> Given information

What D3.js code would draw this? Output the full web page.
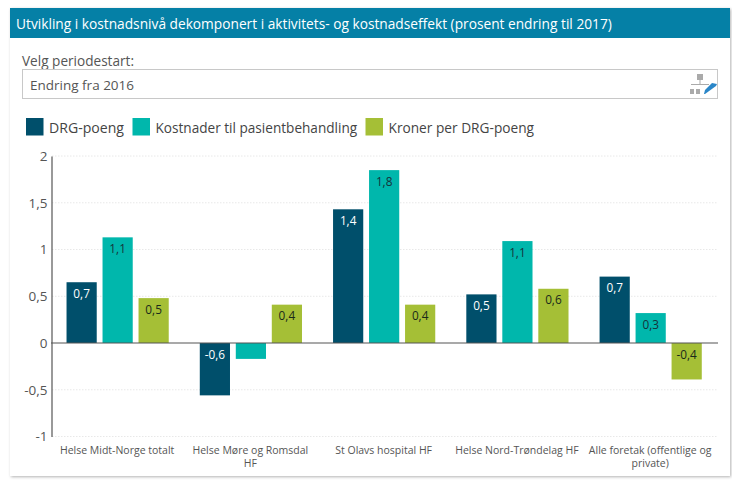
<!DOCTYPE html>
<html><head><meta charset="utf-8">
<script src="https://cdn.jsdelivr.net/npm/d3@7/dist/d3.min.js"></script>
<style>html,body{margin:0;padding:0;background:#fff}svg{display:block}</style>
</head><body><svg id="c" width="732" height="480"></svg>
<script>
const categories=[["Helse Midt-Norge totalt"],["Helse Møre og Romsdal","HF"],["St Olavs hospital HF"],["Helse Nord-Trøndelag HF"],["Alle foretak (offentlige og","private)"]];
const seriesNames=["DRG-poeng","Kostnader til pasientbehandling","Kroner per DRG-poeng"];
const drg=[0.65,-0.56,1.43,0.52,0.71];
const kost=[1.13,-0.17,1.849,1.09,0.32];
const kroner=[0.48,0.41,0.41,0.58,-0.39];
const yTicks=[2,1.5,1,0.5,0,-0.5,-1];
const colors=["#004f6b","#00b7ac","#a5bf36"];
const labelColors=["#fff","#16323a","#1a2a1a"];
const FONT="'Open Sans',sans-serif";
const title="Utvikling i kostnadsnivå dekomponert i aktivitets- og kostnadseffekt (prosent endring til 2017)";
const svg=d3.select("#c").style("font-family",FONT);
const defs=svg.append("defs");
const f=defs.append("filter").attr("id","sh").attr("x","-5%").attr("y","-5%").attr("width","110%").attr("height","110%");
f.append("feDropShadow").attr("dx",1).attr("dy",1).attr("stdDeviation",1.5).attr("flood-color","#000").attr("flood-opacity",0.3);
svg.append("rect").attr("x",10).attr("y",8).attr("width",720).attr("height",468).attr("fill","#fff").attr("filter","url(#sh)");
svg.append("rect").attr("x",10).attr("y",8).attr("width",720).attr("height",30).attr("fill","#0580a6");
svg.append("text").attr("x",16).attr("y",29).attr("fill","#fff").attr("font-size",13.73).text(title);
svg.append("text").attr("x",22).attr("y",66).attr("fill","#555").attr("font-size",13.6).text("Velg periodestart:");
svg.append("rect").attr("x",22.5).attr("y",69.5).attr("width",695).attr("height",29).attr("fill","#fff").attr("stroke","#c8c8c8");
svg.append("text").attr("x",30).attr("y",90).attr("fill","#555").attr("font-size",13.5).text("Endring fra 2016");
// hierarchy icon
const ic=svg.append("g").attr("fill","#aaa");
ic.append("rect").attr("x",697).attr("y",74).attr("width",6).attr("height",6);
ic.append("rect").attr("x",699.5).attr("y",80).attr("width",1).attr("height",4);
ic.append("rect").attr("x",691).attr("y",84).attr("width",18).attr("height",1);
ic.append("rect").attr("x",690).attr("y",89).attr("width",4).attr("height",5);
ic.append("rect").attr("x",696).attr("y",89).attr("width",4).attr("height",5);
svg.append("path").attr("d","M705 94 L704 94 L705 90 L712 83 L717 84 L716 86 Z").attr("fill","#2a86c8");
// legend
const legX=[26,132.5,365.5];
const legSize=[14.1,13.6,13.7];
seriesNames.forEach((n,i)=>{
  svg.append("rect").attr("x",legX[i]).attr("y",118).attr("width",17.5).attr("height",17.5).attr("fill",colors[i]);
  svg.append("text").attr("x",legX[i]+23).attr("y",133).attr("fill","#444").attr("font-size",legSize[i]).text(n);
});
// chart
const y=d3.scaleLinear().domain([-1,2]).range([436.5,156]);
const x0=d3.scaleBand().domain(d3.range(categories.length)).range([51,717.3]);
const bw=30.2, step=36, groupW=2*step+bw;
const barX=(g,s)=>x0(g)+x0.bandwidth()/2-groupW/2+s*step;
const g=svg.append("g");
yTicks.filter(t=>t!==0).forEach(t=>{
  g.append("line").attr("x1",52).attr("x2",718).attr("y1",y(t)).attr("y2",y(t)).attr("stroke","#e8e8e8").attr("stroke-dasharray","1.5 1.5");
});
const yAxis=d3.axisLeft(y).tickValues(yTicks).tickSize(0).tickPadding(4).tickFormat(d=>String(d).replace(".",","));
const ya=svg.append("g").attr("transform","translate(51.5,0)").call(yAxis);
ya.select(".domain").attr("stroke","#555").attr("stroke-width",1.2);
ya.selectAll("text").attr("font-size",13.5).attr("fill","#555").attr("font-family",FONT);
const xlab=svg.append("g");
categories.forEach((c,i)=>{
  c.forEach((l,j)=>xlab.append("text").attr("x",x0(i)+x0.bandwidth()/2-0.5).attr("y",453.5+j*13.5).attr("text-anchor","middle").attr("font-size",10.5).attr("fill","#555").text(l));
});
[drg,kost,kroner].forEach((vals,s)=>{
  const rows=vals.map((v,i)=>({v,i}));
  g.selectAll(".b"+s).data(rows).join("rect").attr("x",d=>barX(d.i,s)).attr("width",bw)
   .attr("y",d=>y(Math.max(d.v,0))).attr("height",d=>Math.abs(y(d.v)-y(0))).attr("fill",colors[s]);
  g.selectAll(".l"+s).data(rows.filter(d=>Math.abs(y(d.v)-y(0))>=25)).join("text")
   .attr("x",d=>barX(d.i,s)+bw/2).attr("y",d=>d.v>=0?y(d.v)+15.5:y(0)+15.5)
   .attr("text-anchor","middle").attr("font-size",11.8).attr("fill",labelColors[s])
   .text(d=>d.v.toFixed(1).replace(".",","));
});
svg.append("line").attr("x1",51).attr("x2",718).attr("y1",y(0)).attr("y2",y(0)).attr("stroke","#555").attr("stroke-width",1.2);
</script></body></html>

> Work instructions
Reproduce the whole listing above word for word, but not its pictures.

> Worked solution
What D3.js code would draw this? Output the full web page.
<!DOCTYPE html>
<html><head><meta charset="utf-8">
<script src="https://cdn.jsdelivr.net/npm/d3@7/dist/d3.min.js"></script>
<style>html,body{margin:0;padding:0;background:#fff}svg{display:block}</style>
</head><body><svg id="c" width="732" height="480"></svg>
<script>
const categories=[["Helse Midt-Norge totalt"],["Helse Møre og Romsdal","HF"],["St Olavs hospital HF"],["Helse Nord-Trøndelag HF"],["Alle foretak (offentlige og","private)"]];
const seriesNames=["DRG-poeng","Kostnader til pasientbehandling","Kroner per DRG-poeng"];
const drg=[0.65,-0.56,1.43,0.52,0.71];
const kost=[1.13,-0.17,1.849,1.09,0.32];
const kroner=[0.48,0.41,0.41,0.58,-0.39];
const yTicks=[2,1.5,1,0.5,0,-0.5,-1];
const colors=["#004f6b","#00b7ac","#a5bf36"];
const labelColors=["#fff","#16323a","#1a2a1a"];
const FONT="'Open Sans',sans-serif";
const title="Utvikling i kostnadsnivå dekomponert i aktivitets- og kostnadseffekt (prosent endring til 2017)";
const svg=d3.select("#c").style("font-family",FONT);
const defs=svg.append("defs");
const f=defs.append("filter").attr("id","sh").attr("x","-5%").attr("y","-5%").attr("width","110%").attr("height","110%");
f.append("feDropShadow").attr("dx",1).attr("dy",1).attr("stdDeviation",1.5).attr("flood-color","#000").attr("flood-opacity",0.3);
svg.append("rect").attr("x",10).attr("y",8).attr("width",720).attr("height",468).attr("fill","#fff").attr("filter","url(#sh)");
svg.append("rect").attr("x",10).attr("y",8).attr("width",720).attr("height",30).attr("fill","#0580a6");
svg.append("text").attr("x",16).attr("y",29).attr("fill","#fff").attr("font-size",13.73).text(title);
svg.append("text").attr("x",22).attr("y",66).attr("fill","#555").attr("font-size",13.6).text("Velg periodestart:");
svg.append("rect").attr("x",22.5).attr("y",69.5).attr("width",695).attr("height",29).attr("fill","#fff").attr("stroke","#c8c8c8");
svg.append("text").attr("x",30).attr("y",90).attr("fill","#555").attr("font-size",13.5).text("Endring fra 2016");
// hierarchy icon
const ic=svg.append("g").attr("fill","#aaa");
ic.append("rect").attr("x",697).attr("y",74).attr("width",6).attr("height",6);
ic.append("rect").attr("x",699.5).attr("y",80).attr("width",1).attr("height",4);
ic.append("rect").attr("x",691).attr("y",84).attr("width",18).attr("height",1);
ic.append("rect").attr("x",690).attr("y",89).attr("width",4).attr("height",5);
ic.append("rect").attr("x",696).attr("y",89).attr("width",4).attr("height",5);
svg.append("path").attr("d","M705 94 L704 94 L705 90 L712 83 L717 84 L716 86 Z").attr("fill","#2a86c8");
// legend
const legX=[26,132.5,365.5];
const legSize=[14.1,13.6,13.7];
seriesNames.forEach((n,i)=>{
  svg.append("rect").attr("x",legX[i]).attr("y",118).attr("width",17.5).attr("height",17.5).attr("fill",colors[i]);
  svg.append("text").attr("x",legX[i]+23).attr("y",133).attr("fill","#444").attr("font-size",legSize[i]).text(n);
});
// chart
const y=d3.scaleLinear().domain([-1,2]).range([436.5,156]);
const x0=d3.scaleBand().domain(d3.range(categories.length)).range([51,717.3]);
const bw=30.2, step=36, groupW=2*step+bw;
const barX=(g,s)=>x0(g)+x0.bandwidth()/2-groupW/2+s*step;
const g=svg.append("g");
yTicks.filter(t=>t!==0).forEach(t=>{
  g.append("line").attr("x1",52).attr("x2",718).attr("y1",y(t)).attr("y2",y(t)).attr("stroke","#e8e8e8").attr("stroke-dasharray","1.5 1.5");
});
const yAxis=d3.axisLeft(y).tickValues(yTicks).tickSize(0).tickPadding(4).tickFormat(d=>String(d).replace(".",","));
const ya=svg.append("g").attr("transform","translate(51.5,0)").call(yAxis);
ya.select(".domain").attr("stroke","#555").attr("stroke-width",1.2);
ya.selectAll("text").attr("font-size",13.5).attr("fill","#555").attr("font-family",FONT);
const xlab=svg.append("g");
categories.forEach((c,i)=>{
  c.forEach((l,j)=>xlab.append("text").attr("x",x0(i)+x0.bandwidth()/2-0.5).attr("y",453.5+j*13.5).attr("text-anchor","middle").attr("font-size",10.5).attr("fill","#555").text(l));
});
[drg,kost,kroner].forEach((vals,s)=>{
  const rows=vals.map((v,i)=>({v,i}));
  g.selectAll(".b"+s).data(rows).join("rect").attr("x",d=>barX(d.i,s)).attr("width",bw)
   .attr("y",d=>y(Math.max(d.v,0))).attr("height",d=>Math.abs(y(d.v)-y(0))).attr("fill",colors[s]);
  g.selectAll(".l"+s).data(rows.filter(d=>Math.abs(y(d.v)-y(0))>=25)).join("text")
   .attr("x",d=>barX(d.i,s)+bw/2).attr("y",d=>d.v>=0?y(d.v)+15.5:y(0)+15.5)
   .attr("text-anchor","middle").attr("font-size",11.8).attr("fill",labelColors[s])
   .text(d=>d.v.toFixed(1).replace(".",","));
});
svg.append("line").attr("x1",51).attr("x2",718).attr("y1",y(0)).attr("y2",y(0)).attr("stroke","#555").attr("stroke-width",1.2);
</script></body></html>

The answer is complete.